December 28, 2011
As we observe the 150th-anniversary year of the start of the Civil War, we are again facing disunion and testing whether a nation, once the noble beacon of representative government, can survive.
The present-day unraveling of our democratic system of government is not territorial, nor is it based on states rights or slavery. Today’s “peculiar institution” is the combination of money and special interests that threatens our capacity to govern ourselves.
Are we witnessing the slow dissolution of this republic? Have the media so supercharged politics in this era of punditry and polls that conscientious deliberation is impossible as politicians bounce like pinballs from one sound bite to the next?
Has political survival replaced the common good as the guiding light in this century? The public’s disdain for Congress apparently is not enough to drive leaders from the swamp to the highlands.
Those young Americans who died at Shiloh, Antietam, and Gettysburg did not make that sacrifice to see our nation founder on the rocks of discord and mistrust that today threaten those values that have motivated and sustained us since the birth of the republic?

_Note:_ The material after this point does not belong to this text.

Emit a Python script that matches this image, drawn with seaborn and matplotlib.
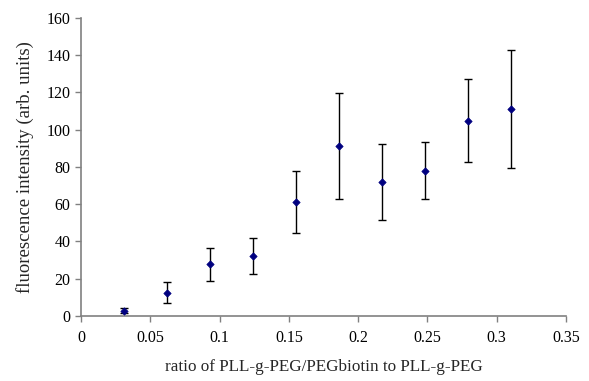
import matplotlib
matplotlib.use("Agg")
import matplotlib.pyplot as plt
import seaborn as sns
import pandas as pd

ratio = [0.031, 0.062, 0.093, 0.124, 0.155, 0.186, 0.217, 0.248, 0.279, 0.310]
intensity = [2.9, 12.5, 27.7, 32.4, 61.0, 91.4, 71.9, 78.0, 104.9, 111.0]
err = [1.3, 5.7, 8.8, 9.6, 16.6, 28.5, 20.2, 15.3, 22.4, 31.6]

df = pd.DataFrame({"ratio": ratio, "intensity": intensity, "err": err})

sns.set_style("white")
plt.rcParams['font.family'] = ['Liberation Serif', 'DejaVu Serif']

fig = plt.figure(figsize=(5.89, 3.81), dpi=100)
ax = fig.add_axes([0.1375, 0.1706, 0.8235, 0.7822])

ax.errorbar(df["ratio"], df["intensity"], yerr=df["err"], fmt="none",
            ecolor="black", elinewidth=1.0, capsize=3, capthick=1.0, zorder=2)
sns.scatterplot(data=df, x="ratio", y="intensity", marker="D", s=14,
                color="#000080", edgecolor="#000080", linewidth=0.5, ax=ax, zorder=3)

ax.set_xlim(0, 0.35)
ax.set_ylim(0, 160)
ax.set_xticks([0, 0.05, 0.1, 0.15, 0.2, 0.25, 0.3, 0.35])
ax.set_xticklabels(["0", "0.05", "0.1", "0.15", "0.2", "0.25", "0.3", "0.35"])
ax.set_yticks(range(0, 161, 20))
for s in ["top", "right"]:
    ax.spines[s].set_visible(False)
for s in ["left", "bottom"]:
    ax.spines[s].set_color("#808080")
    ax.spines[s].set_linewidth(1.2)
ax.tick_params(axis="both", direction="out", length=4, width=1, color="#808080",
               labelsize=11.5, labelcolor="black", left=True, bottom=True)
ax.tick_params(axis="x", pad=6)
ax.set_xlabel("ratio of PLL-g-PEG/PEGbiotin to PLL-g-PEG", fontsize=12.3)
ax.set_ylabel("fluorescence intensity (arb. units)", fontsize=13.5)
ax.xaxis.set_label_coords(0.5, -0.145)
ax.yaxis.set_label_coords(-0.097, 0.5)

fig.savefig("out.png", dpi=100)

The founding fathers anticipated that prudent men of good will would serve the republic by acting in the best interest – not of themselves – but of those they served even when such action might be contrary to the wishes of their constituents.
Are we culturally and ideologically capable of setting aside our differences in the interest of the common good; or are we again a “house divided,” this time by money, power, and class.

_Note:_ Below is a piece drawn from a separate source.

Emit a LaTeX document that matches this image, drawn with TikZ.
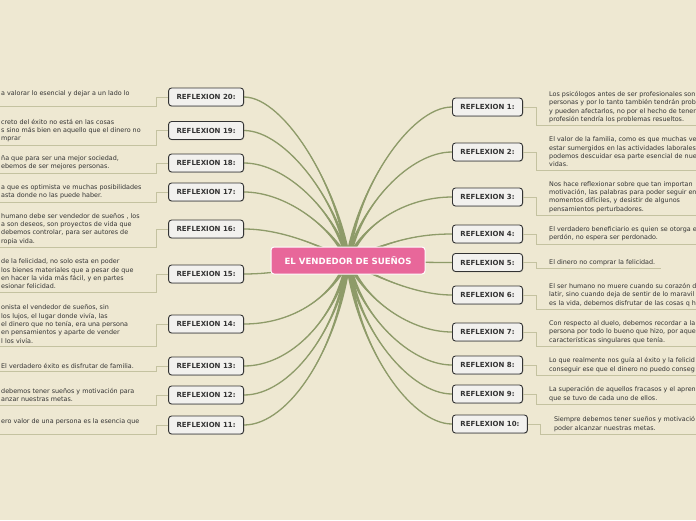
\documentclass[tikz,border=0pt]{standalone}
\usepackage{fontspec}
\setmainfont{DejaVu Sans}
\usetikzlibrary{positioning,calc,backgrounds,shadows}

\definecolor{paper}{HTML}{EEE8D2}
\definecolor{stemgreen}{HTML}{8E9B69}
\definecolor{twiggrey}{HTML}{C4C2A0}
\definecolor{rose}{HTML}{E8679A}
\definecolor{card}{HTML}{F2F1EE}
\definecolor{ink}{HTML}{333333}

\tikzset{
  hubbox/.style={draw=white, line width=1pt, fill=rose, rounded corners=3pt, text=white,
    font=\bfseries\fontsize{8.6}{10}\selectfont, minimum width=154pt, minimum height=27pt, inner sep=0pt},
  refl/.style={draw=ink, line width=0.9pt, fill=card, rounded corners=3pt, text=ink,
    font=\bfseries\fontsize{7}{8}\selectfont, minimum height=18pt, inner xsep=8pt, inner ysep=0pt,
    drop shadow={shadow xshift=0.5pt, shadow yshift=-0.8pt, opacity=0.3}},
  note/.style={align=left, font=\fontsize{6.4}{8.3}\selectfont, text=ink, inner xsep=6pt, inner ysep=3pt},
  leaf/.style={draw=twiggrey, line width=0.8pt},
  stem/.style={draw=stemgreen, line width=1.3pt},
}

% tapered branch from the hub: target, first and second control point
\newcommand\branch[3]{%
  \fill[stemgreen] ($(hub.center)!2.6pt!90:(#2)$) .. controls (#2) and (#3) .. (#1)
    .. controls (#3) and (#2) .. ($(hub.center)!2.6pt!-90:(#2)$) -- cycle;
  \draw[stem] (hub.center) .. controls (#2) and (#3) .. (#1);}

\begin{document}
\begin{tikzpicture}[x=1pt, y=-1pt]
  \useasboundingbox (0,0) rectangle (696,520);
  \coordinate (lm) at (-5,0);

  \node[hubbox] (hub) at (348,260.5) {EL VENDEDOR DE SUEÑOS};

  % right side
  \node[refl, anchor=west] (r1) at (452,107) {REFLEXION 1:};
  \node[refl, anchor=west] (r2) at (452,152) {REFLEXION 2:};
  \node[refl, anchor=west] (r3) at (452,197) {REFLEXION 3:};
  \node[refl, anchor=west] (r4) at (452,234) {REFLEXION 4:};
  \node[refl, anchor=west] (r5) at (452,262.5) {REFLEXION 5:};
  \node[refl, anchor=west] (r6) at (452,295) {REFLEXION 6:};
  \node[refl, anchor=west] (r7) at (452,332) {REFLEXION 7:};
  \node[refl, anchor=west] (r8) at (452,365) {REFLEXION 8:};
  \node[refl, anchor=west] (r9) at (452,394) {REFLEXION 9:};
  \node[refl, anchor=west] (r10) at (452,424) {REFLEXION 10:};

  % left side
  \node[refl, anchor=east] (l20) at (244,97) {REFLEXION 20:};
  \node[refl, anchor=east] (l19) at (244,130.5) {REFLEXION 19:};
  \node[refl, anchor=east] (l18) at (244,163) {REFLEXION 18:};
  \node[refl, anchor=east] (l17) at (244,192) {REFLEXION 17:};
  \node[refl, anchor=east] (l16) at (244,229) {REFLEXION 16:};
  \node[refl, anchor=east] (l15) at (244,274) {REFLEXION 15:};
  \node[refl, anchor=east] (l14) at (244,324) {REFLEXION 14:};
  \node[refl, anchor=east] (l13) at (244,366) {REFLEXION 13:};
  \node[refl, anchor=east] (l12) at (244,395) {REFLEXION 12:};
  \node[refl, anchor=east] (l11) at (244,425) {REFLEXION 11:};

  % notes
  \node[note, right=20pt of r1] (n1) {Los psicólogos antes de ser profesionales son\\personas y por lo tanto también tendrán prob\\y pueden afectarlos, no por el hecho de tener\\profesión tendría los problemas resueltos.};
  \node[note, right=20pt of r2] (n2) {El valor de la familia, como es que muchas ve\\estar sumergidos en las actividades laborales\\podemos descuidar esa parte esencial de nue\\vidas.};
  \node[note, right=20pt of r3] (n3) {Nos hace reflexionar sobre que tan  importan\\motivación, las palabras para poder seguir en\\momentos difíciles, y desistir de algunos\\pensamientos perturbadores.};
  \node[note, right=20pt of r4] (n4) {El verdadero beneficiario es quien se otorga e\\perdón, no espera ser perdonado.};
  \node[note, right=20pt of r5] (n5) {El dinero no comprar la felicidad.};
  \node[note, right=20pt of r6] (n6) {El ser humano no muere cuando su corazón d\\latir, sino cuando deja de sentir de lo maravil\\es la vida, debemos disfrutar de las cosas q h};
  \node[note, right=20pt of r7] (n7) {Con respecto al duelo, debemos recordar a la\\persona por todo lo bueno que hizo, por aque\\características singulares que tenía.};
  \node[note, right=20pt of r8] (n8) {Lo que realmente nos guía al éxito y la felicid\\conseguir ese que el dinero no puedo conseg};
  \node[note, right=20pt of r9] (n9) {La superación de aquellos fracasos y el apren\\que se tuvo de cada uno de ellos.};
  \node[note, right=20pt of r10] (n10) {Siempre debemos tener sueños y motivació\\poder alcanzar nuestras metas.};

  \node[note, anchor=west] (n20) at (l20 -| lm) {a valorar lo esencial y dejar a un lado lo\\~};
  \node[note, anchor=west] (n19) at (l19 -| lm) {creto del éxito no está en las cosas\\s sino más bien en aquello que el dinero no\\mprar};
  \node[note, anchor=west] (n18) at (l18 -| lm) {ña que para ser una mejor sociedad,\\ebemos de ser mejores personas.};
  \node[note, anchor=west] (n17) at (l17 -| lm) {a que es optimista ve muchas posibilidades\\asta donde no las puede haber.};
  \node[note, anchor=west] (n16) at (l16 -| lm) {humano debe ser vendedor de sueños , los\\a son deseos,  son proyectos de vida que\\debemos controlar, para ser autores de\\ropia vida.};
  \node[note, anchor=west] (n15) at (l15 -| lm) {de la felicidad, no solo esta en poder\\ los bienes materiales que a pesar de que\\en hacer la vida más fácil, y en partes\\esionar felicidad.};
  \node[note, anchor=west] (n14) at (l14 -| lm) {onista el vendedor de sueños, sin\\los lujos, el lugar donde vivía, las\\el dinero que no tenía, era una persona\\en pensamientos  y aparte de vender\\l los vivía.};
  \node[note, anchor=west] (n13) at (l13 -| lm) {El verdadero éxito es disfrutar de familia.};
  \node[note, anchor=west] (n12) at (l12 -| lm) {debemos tener sueños y motivación para\\anzar nuestras metas.};
  \node[note, anchor=west] (n11) at (l11 -| lm) {ero valor de una persona es la esencia que\\~};

  % brackets under the notes
  \foreach \i in {1,...,10}
    \draw[leaf] (r\i.east) -- ++(13pt,0) |- (n\i.south east);
  \foreach \i in {11,...,20}
    \draw[leaf] (l\i.west) -- ++(-12pt,0) |- (n\i.south west);

  \begin{pgfonlayer}{background}
    \fill[paper] (0,0) rectangle (696,520);
    \branch{r1.west}{356,190}{410,107}
    \branch{r2.west}{360,205}{410,152}
    \branch{r3.west}{365,220}{410,197}
    \branch{r4.west}{390,240}{420,234}
    \branch{r5.west}{400,262}{430,262.5}
    \branch{r6.west}{380,280}{420,295}
    \branch{r7.west}{365,300}{410,332}
    \branch{r8.west}{360,315}{410,365}
    \branch{r9.west}{358,330}{410,394}
    \branch{r10.west}{356,345}{410,424}
    \branch{l20.east}{340,190}{285,97}
    \branch{l19.east}{338,200}{285,130.5}
    \branch{l18.east}{335,210}{285,163}
    \branch{l17.east}{330,225}{285,192}
    \branch{l16.east}{320,245}{280,229}
    \branch{l15.east}{300,268}{275,274}
    \branch{l14.east}{330,300}{290,324}
    \branch{l13.east}{335,320}{290,366}
    \branch{l12.east}{338,330}{290,395}
    \branch{l11.east}{340,345}{290,425}
  \end{pgfonlayer}
\end{tikzpicture}
\end{document}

Is it no longer of the people, by the people, and for the people? Or are special interests in control? Representative government collapses when elected officials fail to understand whom and what they represent. Governance is undermined when bitterness and conflict supplant cooperation.
Too many believe they merit the advantages that secured them positions of power and influence. They no more deserve their status than the disadvantaged deserve to be born to poverty, neglect, disability, or ignorance. Fundamental fairness demands that those to whom much has been given look after the less fortunate, for none of us truly deserve what we possess.
It is absurd to suggest that representative government does not involve the redistribution of wealth. The issue is how that wealth is to be distributed: to whom and for what purpose? Such decisions require prudence, compassion, and compromise, and, above all, wisdom. They require the selfless application of the common good and the courage to accept the consequences.
The common good seeks balance. It tries to encourage productivity while assuring that all are entitled to basic human dignity. One cannot exercise the right to life, liberty, and the pursuit of happiness without a decent place to live, food, health care, education, and opportunity.
The effort to achieve the proper balance is constant as the weight shifts. Perfect balance is unattainable; the goal is to have the wisdom to make those adjustments necessary to maintain sensible equilibrium. Those qualities are certainly not in evidence in Congress or thus far in the 2012 presidential campaign. Partisanship, petty bickering, and sheer nonsense have so distorted the process of enacting laws and electing our national leaders that they call into question whether our democratic process is still capable of wise governance.
Wisdom is sensibly applied knowledge. It assumes understanding, fortitude, restraint, and patience. It is to knowledge what the North Star was once to navigation -- a true course to a safe harbor. At the moment we are lost in a turbulent sea.
James W. Dolan is a retired Dorchester District Court judge who now practices law.